Это исполнили молча.
— Расседлайте и разнуздайте. Мы оставляем лошадей.
Что?! Покинуть лошадей? Невозможно будет их взять. Может быть, только Дуру и моих коренников?
— Немыслимо. Нету достаточно места для людей. Будет счастье, если нам всем удастся влезть на пароход. Посмотрите на эту толпу.
Я отвел Дуру в большой сад покинутой виллы. Там была трава и неглубокий бассейн с водой. С тяжелым сердцем я присоединился к цепочке наших, которые с седлами на плечах следовали гуськом за полковником Сапегиным. Пройти к пароходу было невозможно из-за толпы. Пришлось идти вдоль горящих ангаров. От них полыхало жаром. Мы прикрывались седлами.
Юдин, ездовой, заступил мне дорогу.
— А коренники?
Что ему сказать? Ведь он их так любит.
— Веди их. Может, все же удастся.
Он повел их за мной. Наконец мы достигли пристани и увидели пароход. Жуткий страх и беспокойство сжали сердце. Конечно, нечего и думать погрузить лошадей. Пароход был маленький, и люди стояли на нем впритык друг к дружке.

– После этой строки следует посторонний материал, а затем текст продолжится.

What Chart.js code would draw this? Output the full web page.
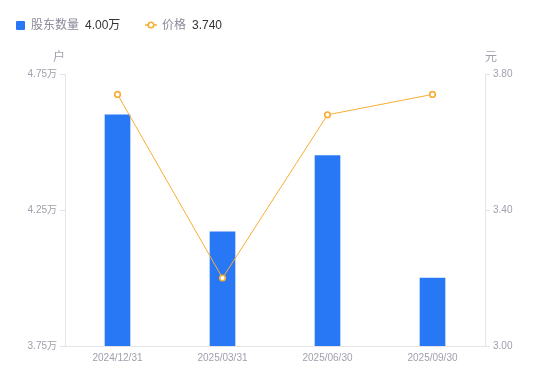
<!DOCTYPE html>
<html>
<head>
<meta charset="utf-8">
<script src="https://cdn.jsdelivr.net/npm/chart.js@4/dist/chart.umd.min.js"></script>
<style>
  html, body { margin: 0; padding: 0; background: #fff; }
  #wrap { position: relative; width: 550px; height: 381px; font-family: 'Liberation Sans', 'Noto Sans CJK SC', sans-serif; }
  #legend { position: absolute; left: 0; top: 0; width: 550px; height: 40px; font-size: 12px; }
  .lg { position: absolute; top: 18px; line-height: 14px; white-space: nowrap; }
  .lbl { color: #8a8a99; }
  .val { color: #333; margin-left: 6px; }
  canvas { position: absolute; left: 0; top: 0; }
</style>
</head>
<body>
<div id="wrap">
  <canvas id="chart" width="550" height="381"></canvas>
  <div id="legend"></div>
</div>
<script>
const categories = ['2024/12/31', '2025/03/31', '2025/06/30', '2025/09/30'];
const holders = [4.60, 4.17, 4.45, 4.00];   // 股东数量, 万户
const prices = [3.74, 3.20, 3.68, 3.74];    // 价格, 元
const leftTicks = [3.75, 4.25, 4.75];
const rightTicks = [3.00, 3.40, 3.80];

const BLUE = '#2878f5';
const ORANGE = '#f8ad34';
const GRAY = '#a0a0ad';
const LINE = '#e3e3e8';
const FONT = "'Liberation Sans', 'Noto Sans CJK SC', sans-serif";

// legend (html)
const legend = document.getElementById('legend');
legend.innerHTML =
  '<div class="lg" style="left:16px"><span style="display:inline-block;width:9px;height:9px;background:' + BLUE + ';border-radius:1px;vertical-align:-1px;margin-right:6px"></span>' +
  '<span class="lbl">股东数量</span><span class="val">' + holders[holders.length - 1].toFixed(2) + '万</span></div>' +
  '<div class="lg" style="left:145px"><svg width="12" height="10" style="vertical-align:-1px;margin-right:5px"><line x1="0" y1="5" x2="12" y2="5" stroke="' + ORANGE + '" stroke-width="1.5"/><circle cx="6" cy="5" r="2.8" fill="#fff" stroke="' + ORANGE + '" stroke-width="1.6"/></svg>' +
  '<span class="lbl">价格</span><span class="val">' + prices[prices.length - 1].toFixed(3) + '</span></div>';

// axis unit titles
const unitTitles = {
  id: 'unitTitles',
  afterDraw(chart) {
    const { ctx, chartArea } = chart;
    ctx.save();
    ctx.font = '12px ' + FONT;
    ctx.fillStyle = GRAY;
    ctx.textAlign = 'center';
    ctx.textBaseline = 'middle';
    ctx.fillText('户', chartArea.left - 6, chartArea.top - 16);
    ctx.fillText('元', chartArea.right + 6, chartArea.top - 16);
    ctx.restore();
  }
};

new Chart(document.getElementById('chart'), {
  data: {
    labels: categories,
    datasets: [
      {
        type: 'line',
        label: '价格',
        data: prices,
        yAxisID: 'y1',
        order: 0,
        borderColor: ORANGE,
        borderWidth: 1,
        pointRadius: 2.8,
        pointBorderWidth: 1.6,
        pointBackgroundColor: '#fff',
        pointBorderColor: ORANGE,
        tension: 0
      },
      {
        type: 'bar',
        label: '股东数量',
        data: holders,
        yAxisID: 'y',
        order: 1,
        backgroundColor: BLUE,
        barThickness: 25
      }
    ]
  },
  options: {
    responsive: false,
    animation: false,
    layout: { padding: { top: 74, left: 0, right: 0, bottom: 0 } },
    plugins: { legend: { display: false }, tooltip: { enabled: false } },
    scales: {
      x: {
        grid: { display: false, drawTicks: false },
        border: { color: LINE },
        ticks: { color: GRAY, font: { size: 10, family: FONT }, padding: 6, maxRotation: 0 },
        afterFit(s) { s.height = 35; }
      },
      y: {
        position: 'left',
        min: 3.75, max: 4.75,
        grid: { drawOnChartArea: false, tickLength: 5, color: LINE },
        border: { color: LINE },
        ticks: { color: GRAY, font: { size: 10, family: FONT }, padding: 3, callback: v => v.toFixed(2) + '万' },
        afterBuildTicks(s) { s.ticks = leftTicks.map(v => ({ value: v })); },
        afterFit(s) { s.width = 65; }
      },
      y1: {
        position: 'right',
        min: 3.00, max: 3.80,
        grid: { drawOnChartArea: false, tickLength: 5, color: LINE },
        border: { color: LINE },
        ticks: { color: GRAY, font: { size: 10, family: FONT }, padding: 3, callback: v => v.toFixed(2) },
        afterBuildTicks(s) { s.ticks = rightTicks.map(v => ({ value: v })); },
        afterFit(s) { s.width = 65; }
      }
    }
  },
  plugins: [unitTitles]
});
</script>
</body>
</html>
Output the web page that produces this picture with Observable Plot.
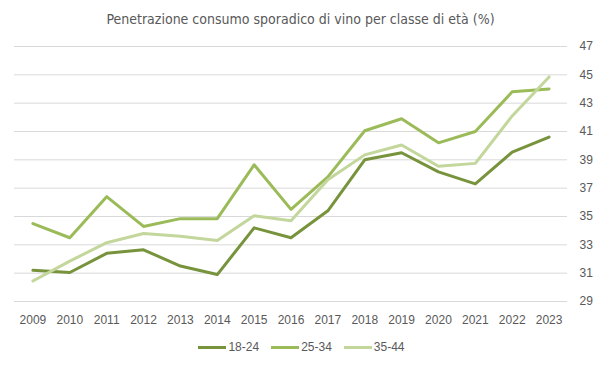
<!DOCTYPE html>
<html>
<head>
<meta charset="utf-8">
<script src="https://cdn.jsdelivr.net/npm/d3@7"></script>
<script src="https://cdn.jsdelivr.net/npm/@observablehq/plot@0.6"></script>
<style>
  body { margin: 0; background: #fff; font-family: "Liberation Sans", Arial, sans-serif; }
  #wrap { width: 601px; }
  #title { height: 36px; box-sizing: border-box; padding-top: 10px; text-align: center; font-family: "Liberation Sans Narrow", "DejaVu Sans Condensed", sans-serif; font-size: 14px; color: #595959; line-height: 18px; }
  #legend { display: flex; justify-content: center; align-items: center; gap: 12px; height: 22px; font-size: 12px; color: #595959; padding-left: 2px; }
  .item { display: flex; align-items: center; }
  .sw { width: 28px; height: 3px; margin-right: 2px; }
</style>
</head>
<body>
<div id="wrap">
  <div id="title">Penetrazione consumo sporadico di vino per classe di età (%)</div>
  <div id="chart"></div>
  <div id="legend"></div>
</div>
<script>
const years = ["2009","2010","2011","2012","2013","2014","2015","2016","2017","2018","2019","2020","2021","2022","2023"];
const s1824 = [31.2, 31.05, 32.4, 32.65, 31.5, 30.9, 34.2, 33.5, 35.4, 39.0, 39.5, 38.15, 37.3, 39.55, 40.6];
const s2534 = [34.5, 33.5, 36.4, 34.3, 34.85, 34.85, 38.65, 35.5, 37.8, 41.05, 41.9, 40.2, 41.0, 43.8, 44.0];
const s3544 = [30.45, 31.85, 33.15, 33.8, 33.6, 33.3, 35.05, 34.7, 37.6, 39.35, 40.05, 38.55, 38.75, 42.1, 44.85];
const seriesNames = ["18-24", "25-34", "35-44"];
const seriesColors = ["#77933c", "#9bbb59", "#c3d69b"];
const yTicks = [29, 31, 33, 35, 37, 39, 41, 43, 45, 47];

const allSeries = [s1824, s2534, s3544];
const rows = [];
allSeries.forEach((vals, i) => vals.forEach((v, j) => rows.push({year: years[j], value: v, series: seriesNames[i]})));

const chart = Plot.plot({
  width: 601,
  height: 300,
  marginTop: 10,
  marginBottom: 35,
  marginLeft: 14,
  marginRight: 34,
  style: { fontFamily: "Liberation Sans, Arial, sans-serif", fontSize: "12px", color: "#595959" },
  x: { type: "point", domain: years, padding: 0.5, round: false },
  y: { domain: [29, 47] },
  color: { domain: seriesNames, range: seriesColors },
  marks: [
    Plot.gridY(yTicks, { stroke: "#d9d9d9", strokeOpacity: 1, strokeWidth: 1 }),
    Plot.axisY(yTicks, { anchor: "right", tickSize: 0, tickPadding: 12, label: null, fill: "#595959" }),
    Plot.axisX({ tickSize: 0, tickPadding: 14, label: null, fill: "#595959" }),
    Plot.line(rows, { x: "year", y: "value", z: "series", stroke: "series", strokeWidth: 3, strokeLinejoin: "round", strokeLinecap: "round" })
  ]
});
document.getElementById("chart").appendChild(chart);

const legend = document.getElementById("legend");
seriesNames.forEach((n, i) => {
  const it = document.createElement("div");
  it.className = "item";
  const sw = document.createElement("div");
  sw.className = "sw";
  sw.style.background = seriesColors[i];
  const lb = document.createElement("span");
  lb.textContent = n;
  it.appendChild(sw); it.appendChild(lb);
  legend.appendChild(it);
});
</script>
</body>
</html>
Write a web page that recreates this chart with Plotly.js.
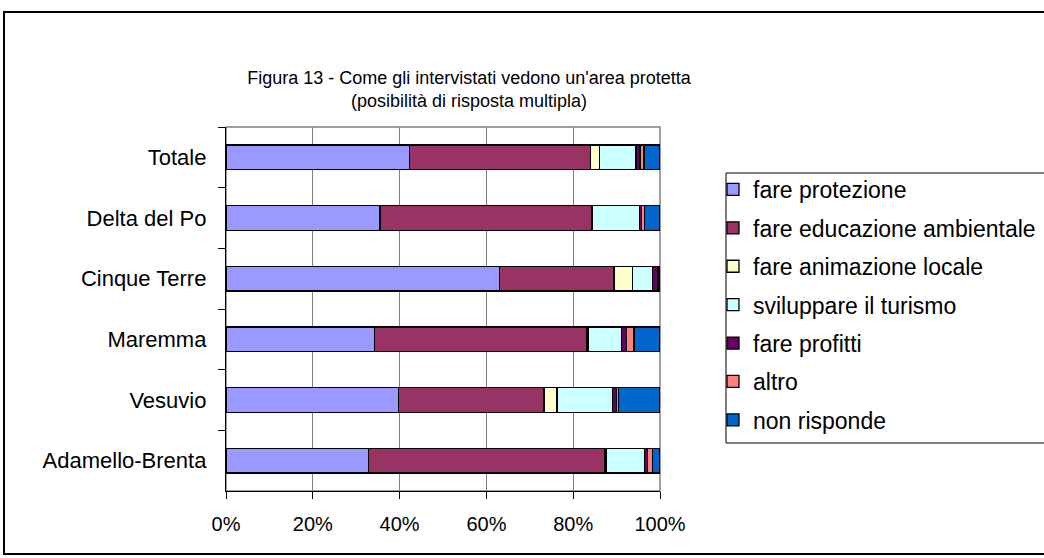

— Юдин, оставь коренников. Напрасно тащить их дальше.
— Как, их оставить?
— Ты же сам видишь, что делается.
Юдин разнуздал лошадей, погладил и заплакал. Я отвернулся, чтобы скрыть свои слезы. Он пошел за мной рыдая, потом махнул рукой в направлении парохода и вернулся к своим коренникам. Больше я его не видел.
Мы дожидались на пристани около парохода весь день. Настал вечер.
— Я больше не могу никого взять. Нет места, — крикнул в рупор капитан.
У меня тут шестьдесят артиллеристов, — ответил Сапегин. — Вы их всех возьмете, даже если места нет.
— Невозможно. Судно перевернется. Вы же видите.
— Вы нас всех возьмете, — повторил Сапегин очень решительно. — А если места нет, то я его создам.
Он снял свой карабин из-за спины. Сейчас же мы все положили седла и с карабинами в руках сгруппировались вокруг Сапегина, стоявшего на груде мешков. Кругом воцарилось молчание. Защелкали затворы. Несчастный юнкер у сходен съежился. Что он мог сделать?